By spring, Landon was back in the action, this time with two working hands. He worked hard all summer and fall, often hanging with older teammates on big workouts. By the time the 2021-22 race season came around, Landon was flying. 

Landon won or finished on the podium in all six of his junior national qualifying races, making him the Intermountain region’s top male U16 athlete going into Junior Nationals in Minneapolis, MN. 

It was Landon's first trip to Junior Nationals, where he and his teammates would line up against the best U16 skiers in the U.S. Landon skied to a respectable 20th place in the opening freestyle 5-km individual race and then took off in the sprint race finishing an impressive fourth place overall. 

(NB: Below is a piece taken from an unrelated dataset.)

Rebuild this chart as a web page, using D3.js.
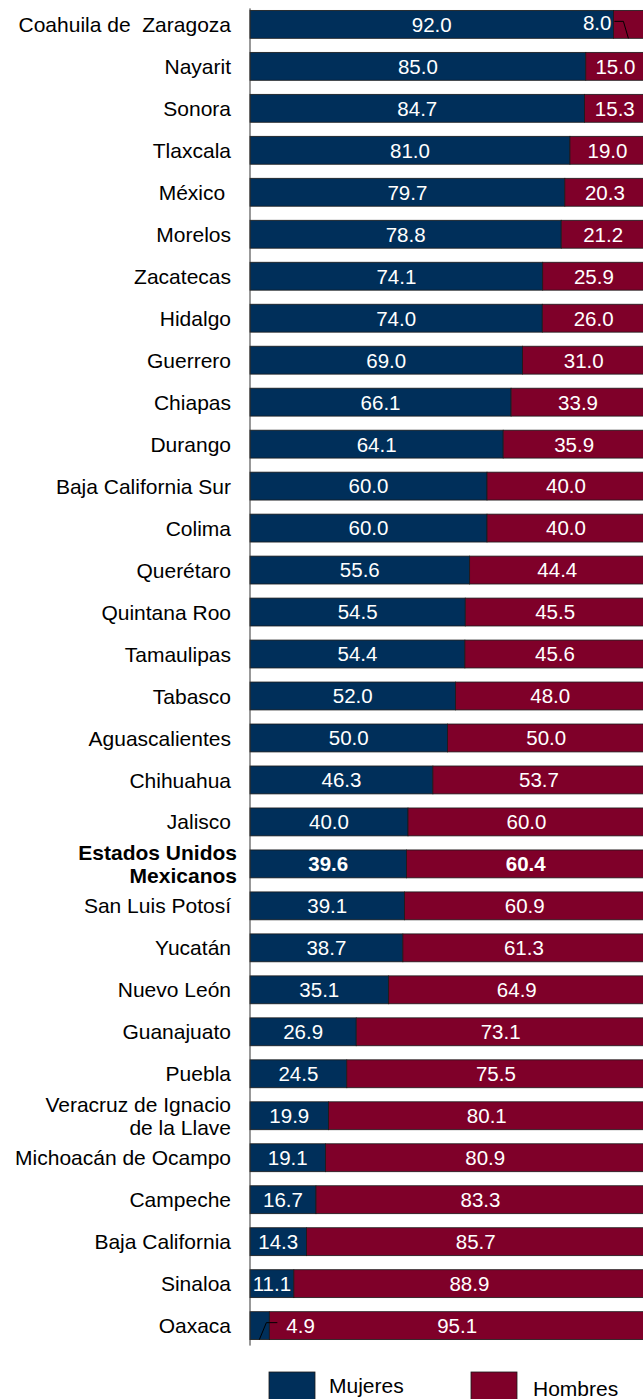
<!DOCTYPE html>
<html>
<head>
<meta charset="utf-8">
<script src="https://cdn.jsdelivr.net/npm/d3@7"></script>
<style>
  body { margin: 0; background: #fff; }
  text { font-family: "Liberation Sans", Arial, sans-serif; }
</style>
</head>
<body>
<div id="chart"></div>
<script>
// data
var estados = ["Coahuila de  Zaragoza", "Nayarit", "Sonora", "Tlaxcala", "México ", "Morelos",
  "Zacatecas", "Hidalgo", "Guerrero", "Chiapas", "Durango", "Baja California Sur", "Colima",
  "Querétaro", "Quintana Roo", "Tamaulipas", "Tabasco", "Aguascalientes", "Chihuahua", "Jalisco",
  "Estados Unidos Mexicanos", "San Luis Potosí", "Yucatán", "Nuevo León", "Guanajuato", "Puebla",
  "Veracruz de Ignacio de la Llave", "Michoacán de Ocampo", "Campeche", "Baja California",
  "Sinaloa", "Oaxaca"];
var mujeres = [92.0, 85.0, 84.7, 81.0, 79.7, 78.8, 74.1, 74.0, 69.0, 66.1, 64.1, 60.0, 60.0,
  55.6, 54.5, 54.4, 52.0, 50.0, 46.3, 40.0, 39.6, 39.1, 38.7, 35.1, 26.9, 24.5, 19.9, 19.1,
  16.7, 14.3, 11.1, 4.9];
var hombres = [8.0, 15.0, 15.3, 19.0, 20.3, 21.2, 25.9, 26.0, 31.0, 33.9, 35.9, 40.0, 40.0,
  44.4, 45.5, 45.6, 48.0, 50.0, 53.7, 60.0, 60.4, 60.9, 61.3, 64.9, 73.1, 75.5, 80.1, 80.9,
  83.3, 85.7, 88.9, 95.1];
var series = ["Mujeres", "Hombres"];
var colores = ["#002F5A", "#7F0029"];
var total = "Estados Unidos Mexicanos";
var labelLines = {
  "Estados Unidos Mexicanos": ["Estados Unidos", "Mexicanos"],
  "Veracruz de Ignacio de la Llave": ["Veracruz de Ignacio", "de la Llave"]
};

var width = 643, height = 1399;
var margin = {top: 2, left: 250, right: -2, bottom: 51};

var svg = d3.select("#chart").append("svg")
  .attr("width", width)
  .attr("height", height);

var x = d3.scaleLinear()
  .domain([0, 100])
  .range([margin.left, width - margin.right]);

var y = d3.scaleBand()
  .domain(estados)
  .range([margin.top, height - margin.bottom])
  .paddingInner(0.335)
  .paddingOuter(0.2);

var color = d3.scaleOrdinal().domain(series).range(colores);

var rows = estados.map(function(e, i) {
  return {estado: e, Mujeres: mujeres[i], Hombres: hombres[i]};
});
var stacked = d3.stack().keys(series)(rows);

// bars
svg.append("g")
  .selectAll("g")
  .data(stacked)
  .enter().append("g")
    .attr("fill", function(d) { return color(d.key); })
  .selectAll("rect")
  .data(function(d) { return d; })
  .enter().append("rect")
    .attr("x", function(d) { return x(d[0]); })
    .attr("y", function(d) { return y(d.data.estado); })
    .attr("width", function(d) { return x(d[1]) - x(d[0]); })
    .attr("height", y.bandwidth())
    .attr("stroke", "#1a1a1a")
    .attr("stroke-width", 0.8);

// value labels
var lab = svg.append("g");
stacked.forEach(function(s) {
  s.forEach(function(d) {
    var v = d[1] - d[0];
    var cx = (x(d[0]) + x(d[1])) / 2;
    var cy = y(d.data.estado) + y.bandwidth() / 2;
    var anchor = "middle";
    var hSmall = s.key === "Hombres" && v < 9;
    var mSmall = s.key === "Mujeres" && v < 6;
    if (hSmall) { cx = x(d[0]) - 2; anchor = "end"; cy -= 2; }
    if (mSmall) { cx = x(d[1]) + 17; anchor = "start"; }
    lab.append("text")
      .attr("x", cx)
      .attr("y", cy)
      .attr("dy", "0.36em")
      .attr("text-anchor", anchor)
      .attr("fill", "#fff")
      .attr("font-size", 20.5)
      .attr("font-weight", d.data.estado === total ? "bold" : "normal")
      .text(d3.format(".1f")(v));
    if (hSmall || mSmall) {
      var bot = y(d.data.estado) + y.bandwidth();
      var pts;
      if (hSmall) {
        pts = [[x(d[0]) + 1, cy - 1], [x(d[0]) + 10, cy - 1], [x(d[0]) + 15, bot]];
      } else {
        pts = [[x(d[1]) + 8, cy - 3], [x(d[1]) - 3, cy - 3], [x(d[1]) - 10, bot]];
      }
      lab.append("path")
        .attr("d", d3.line()(pts))
        .attr("fill", "none")
        .attr("stroke", "#000")
        .attr("stroke-width", 1);
    }
  });
});

// category axis
svg.append("line")
  .attr("x1", x(0)).attr("x2", x(0))
  .attr("y1", y(estados[0]) - 2)
  .attr("y2", y(estados[estados.length - 1]) + y.bandwidth() + 6)
  .attr("stroke", "#333")
  .attr("stroke-width", 1);

var cat = svg.append("g");
estados.forEach(function(e) {
  var lines = labelLines[e] || [e];
  var cy = y(e) + y.bandwidth() / 2;
  var lx = e === total ? x(0) - 13 : x(0) - 19;
  var t = cat.append("text")
    .attr("x", lx)
    .attr("y", cy - (lines.length - 1) * 11.5)
    .attr("text-anchor", "end")
    .attr("font-size", 21)
    .attr("fill", "#000")
    .attr("font-weight", e === total ? "bold" : "normal")
    .style("white-space", "pre");
  lines.forEach(function(l, j) {
    t.append("tspan")
      .attr("x", lx)
      .attr("dy", j === 0 ? "0.36em" : 23)
      .text(l);
  });
});

// legend
var leg = svg.append("g");
var legX = [269, 471];
series.forEach(function(s, i) {
  leg.append("rect")
    .attr("x", legX[i]).attr("y", 1372)
    .attr("width", 46).attr("height", 30)
    .attr("fill", color(s))
    .attr("stroke", "#1a1a1a").attr("stroke-width", 0.8);
  leg.append("text")
    .attr("x", legX[i] + (i === 0 ? 60 : 62)).attr("y", 1393 + i * 3)
    .attr("font-size", 21)
    .text(s);
});
</script>
</body>
</html>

The mass start classic was the penultimate race of the week. Mass starts are always chaotic. Putting more than 70 strong U16 boys together is a guaranteed dog fight. The race featured two challenging laps of a 2.5-km course. Landon’s race started where his week began, somewhere around 20th place. Working his way through skiers, Landon lapped through the stadium a handful of seconds behind a leading group of five skiers. 

At this point, Landon had already raced fantastically. Staying out of trouble, he had passed several of the top athletes from around the country. He just needed to hold on. 

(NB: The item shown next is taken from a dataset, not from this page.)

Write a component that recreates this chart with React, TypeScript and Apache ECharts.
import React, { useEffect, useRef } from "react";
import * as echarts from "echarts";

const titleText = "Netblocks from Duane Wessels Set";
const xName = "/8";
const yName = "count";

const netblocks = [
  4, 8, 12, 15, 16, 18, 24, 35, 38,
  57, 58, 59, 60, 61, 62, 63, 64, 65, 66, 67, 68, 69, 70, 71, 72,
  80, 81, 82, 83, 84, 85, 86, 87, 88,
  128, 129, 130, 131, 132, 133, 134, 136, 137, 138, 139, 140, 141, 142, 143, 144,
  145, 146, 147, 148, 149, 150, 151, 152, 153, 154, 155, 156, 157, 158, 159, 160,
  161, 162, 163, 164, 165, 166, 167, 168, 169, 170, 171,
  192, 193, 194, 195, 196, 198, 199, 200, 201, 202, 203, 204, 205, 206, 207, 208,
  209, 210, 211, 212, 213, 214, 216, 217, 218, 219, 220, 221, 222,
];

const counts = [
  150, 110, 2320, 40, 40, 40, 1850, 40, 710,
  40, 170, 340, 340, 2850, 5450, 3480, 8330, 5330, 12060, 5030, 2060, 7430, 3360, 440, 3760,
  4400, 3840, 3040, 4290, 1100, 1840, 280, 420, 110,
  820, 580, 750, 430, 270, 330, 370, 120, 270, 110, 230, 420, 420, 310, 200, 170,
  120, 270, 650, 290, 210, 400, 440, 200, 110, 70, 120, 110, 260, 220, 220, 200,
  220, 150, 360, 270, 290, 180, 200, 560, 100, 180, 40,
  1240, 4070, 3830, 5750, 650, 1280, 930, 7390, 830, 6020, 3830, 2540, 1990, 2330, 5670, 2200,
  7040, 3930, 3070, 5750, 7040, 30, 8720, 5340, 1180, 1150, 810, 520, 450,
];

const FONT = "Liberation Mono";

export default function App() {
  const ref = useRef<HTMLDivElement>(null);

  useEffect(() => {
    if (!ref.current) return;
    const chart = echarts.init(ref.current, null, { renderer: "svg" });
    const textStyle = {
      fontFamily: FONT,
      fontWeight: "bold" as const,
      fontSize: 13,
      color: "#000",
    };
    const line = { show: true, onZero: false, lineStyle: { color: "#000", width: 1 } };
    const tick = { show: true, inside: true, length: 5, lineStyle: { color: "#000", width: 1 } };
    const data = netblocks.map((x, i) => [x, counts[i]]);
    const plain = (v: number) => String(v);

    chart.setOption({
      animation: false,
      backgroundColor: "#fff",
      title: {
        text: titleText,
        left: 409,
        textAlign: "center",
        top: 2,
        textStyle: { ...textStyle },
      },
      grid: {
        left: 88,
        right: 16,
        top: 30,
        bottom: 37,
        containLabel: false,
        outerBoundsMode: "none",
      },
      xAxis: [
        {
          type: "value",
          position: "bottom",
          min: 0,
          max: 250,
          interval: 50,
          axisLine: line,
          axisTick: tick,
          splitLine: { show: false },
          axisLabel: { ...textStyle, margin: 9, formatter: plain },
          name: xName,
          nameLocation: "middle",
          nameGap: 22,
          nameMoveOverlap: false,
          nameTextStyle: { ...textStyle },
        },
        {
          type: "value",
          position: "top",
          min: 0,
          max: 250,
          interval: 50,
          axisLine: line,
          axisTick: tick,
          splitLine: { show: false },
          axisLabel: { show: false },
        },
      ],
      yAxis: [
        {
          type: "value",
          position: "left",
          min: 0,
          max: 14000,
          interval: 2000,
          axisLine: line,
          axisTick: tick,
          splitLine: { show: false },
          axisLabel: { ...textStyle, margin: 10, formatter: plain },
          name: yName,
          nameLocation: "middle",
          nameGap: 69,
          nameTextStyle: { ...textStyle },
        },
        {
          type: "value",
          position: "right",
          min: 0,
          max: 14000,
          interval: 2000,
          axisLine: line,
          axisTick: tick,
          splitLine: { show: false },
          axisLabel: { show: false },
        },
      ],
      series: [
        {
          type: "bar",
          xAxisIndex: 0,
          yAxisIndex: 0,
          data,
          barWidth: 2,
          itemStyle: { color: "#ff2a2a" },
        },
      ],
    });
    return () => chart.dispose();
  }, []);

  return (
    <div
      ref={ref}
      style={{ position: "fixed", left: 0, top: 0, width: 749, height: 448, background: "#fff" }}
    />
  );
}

Towards the end of the lap there was a steep, several-hundred-meter climb nicknamed “rope tow hill.” The climb was lined with coaches, teammates, parents, and spectators all knowing it would be a critical moment in the race. 

Photo: Wayne Petsch

Just before a fast, sweeping downhill, Landon latched onto the back of the front pack of five. A 90-degree right turn marked the beginning of the climb. The lead group whipped around the turn and took up the three inside lanes. Meanwhile, Landon went wide. From the back of the pack, he set out in the fourth lane. At this point, the reasonable thing for Landon to do would have been to hold on, match the pace of his competitors, and try to get around a few of them to land on the podium, a huge result for his first Junior Nationals. 

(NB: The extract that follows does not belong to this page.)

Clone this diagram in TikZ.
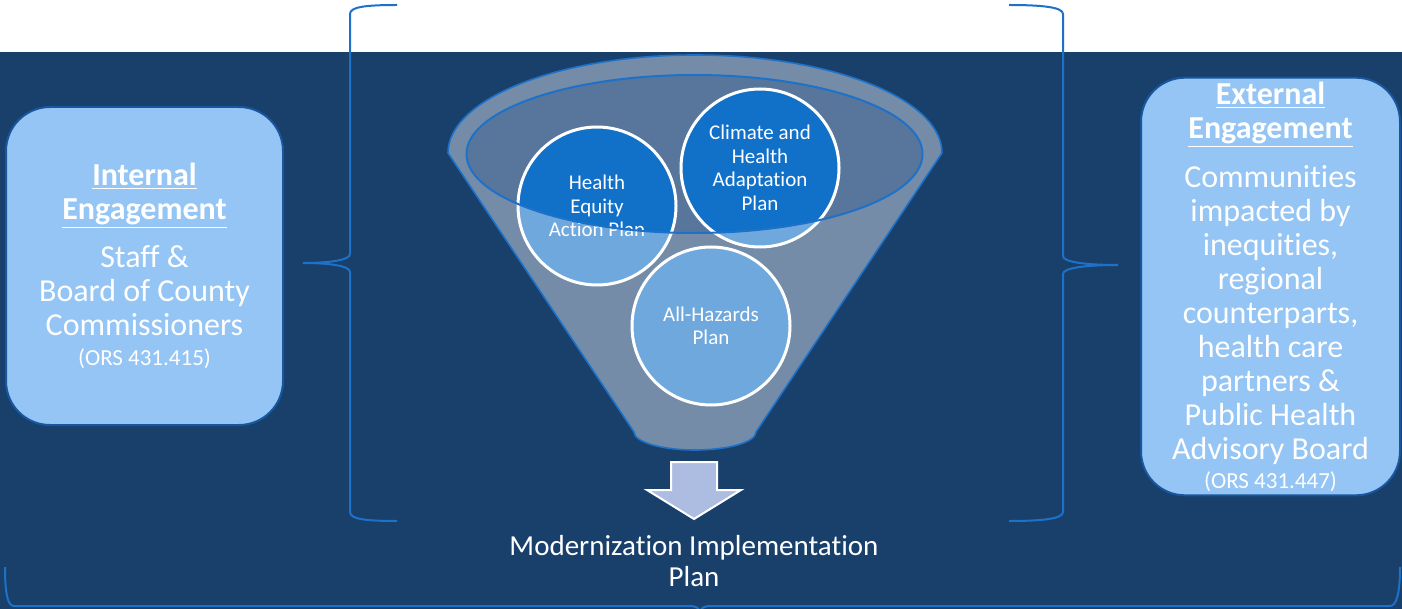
\documentclass[tikz,border=0pt]{standalone}
\usepackage{fontspec}
\setmainfont{Carlito}[Ligatures=NoCommon]
\usetikzlibrary{positioning}

\definecolor{deepblue}{RGB}{25,64,107}
\definecolor{boxfill}{RGB}{148,197,244}
\definecolor{boxline}{RGB}{24,86,160}
\definecolor{bracecol}{RGB}{30,113,200}
\definecolor{funnelfill}{RGB}{116,140,167}
\definecolor{innerfill}{RGB}{88,118,155}
\definecolor{circlight}{RGB}{111,168,220}
\definecolor{circdark}{RGB}{17,112,200}
\definecolor{arrowfill}{RGB}{173,189,225}

\begin{document}
\begin{tikzpicture}[x=0.5pt,y=-0.5pt,
        engage/.style={draw=boxline,line width=1pt,fill=boxfill,rounded corners=22pt,text=white,align=center,font=\fontsize{16}{17}\selectfont,inner sep=2pt},
        plan/.style={circle,draw=white,line width=1.5pt,minimum size=79pt,text=white,align=center,font=\fontsize{10.5}{11.75}\selectfont,inner sep=0pt},
        bracket/.style={draw=bracecol,line width=1pt}]
    \useasboundingbox (0,0) rectangle (1402,609);
    \fill[white] (0,0) rectangle (1402,609);
    \fill[deepblue] (0,52) rectangle (1402,609);

    % braces
    \draw[bracket] (397,5) .. controls (365,5) and (350,7) .. (350,14) -- (350,254)
        .. controls (350,260) and (330,263) .. (303,263)
        .. controls (330,263) and (350,266) .. (350,272) -- (350,512)
        .. controls (350,519) and (365,521) .. (397,521);
    \draw[bracket] (1009,5) .. controls (1041,5) and (1063,7) .. (1063,14) -- (1063,256)
        .. controls (1063,262) and (1085,265) .. (1118,265)
        .. controls (1085,265) and (1063,268) .. (1063,274) -- (1063,512)
        .. controls (1063,519) and (1041,521) .. (1009,521);
    \draw[bracket] (5,567) .. controls (5,595) and (8,606) .. (14,606) -- (690,606)
        .. controls (696,606) and (700,608) .. (700,614)
        .. controls (700,608) and (704,606) .. (710,606) -- (1390,606)
        .. controls (1396,606) and (1400,595) .. (1400,567);

    % engagement boxes
    \node[engage,minimum width=138.5pt,minimum height=159pt] (internal) at (144.5,266)
        {\textbf{\underline{Internal}}\\\textbf{\underline{Engagement}}\\[7pt]Staff \&\\Board of County\\Commissioners\\[-2pt]{\fontsize{11.5}{12}\selectfont(ORS 431.415)}};
    \node[engage,minimum width=129.5pt,minimum height=207.5pt] (external) at (1270.5,286.5)
        {\textbf{\underline{External}}\\\textbf{\underline{Engagement}}\\[7.5pt]Communities\\impacted by\\inequities,\\regional\\counterparts,\\health care\\partners \&\\Public Health\\Advisory Board\\[-2.5pt]{\fontsize{11.5}{12}\selectfont(ORS 431.447)}};

    % funnel
    \draw[bracecol,line width=0.8pt,fill=funnelfill] (448,153) arc[start angle=180,end angle=360,x radius=247,y radius=98]
        -- (756,432) arc[start angle=0,end angle=180,x radius=61,y radius=18] -- cycle;
    \coordinate (mouth) at (694.5,154);
    \fill[innerfill] (mouth) ellipse[x radius=228,y radius=79];

    \coordinate (equity) at (597,206);
    \coordinate (climate) at (760,168);
    \coordinate (hazards) at (711,326);
    \foreach \c in {equity,climate,hazards}
        \fill[circlight] (\c) circle[radius=80];
    \begin{scope}
        \clip (mouth) ellipse[x radius=228,y radius=79];
        \foreach \c in {equity,climate,hazards}
            \fill[circdark] (\c) circle[radius=80];
    \end{scope}
    \node[plan] (equityplan) at (equity) {Health\\Equity\\Action Plan};
    \node[plan] (climateplan) at (climate) {Climate and\\Health\\Adaptation\\Plan};
    \node[plan] (hazardsplan) at (hazards) {All-Hazards\\Plan};
    \draw[bracecol,line width=1pt] (mouth) ellipse[x radius=228,y radius=79];

    % arrow and result
    \draw[white,line width=1pt,fill=arrowfill] (671,462) -- (717,462) -- (717,490) -- (741,490)
        -- (694,519) -- (647,490) -- (671,490) -- cycle;
    \node[text=white,align=center,font=\fontsize{14.5}{15.5}\selectfont] (mip) at (694,561)
        {Modernization Implementation\\Plan};
\end{tikzpicture}
\end{document}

Landon wasn’t interested. He went on the attack. Raising his tempo to an all-out sprint, Landon pulled even with the front of the pack and then ahead. The top of the hill was a left turn, of which Landon was now on the inside line. He crested the climb with a small gap and stayed on the gas. A “toilet bowl” turn led racers into a short climb, then a series of rollers followed by a steep downhill, up over a bridge and into the stadium. In the final few hundred meters Landon’s competitors were still chasing him like rabid dogs, but it was too late. This was Landon’s race. Landon was National Champion.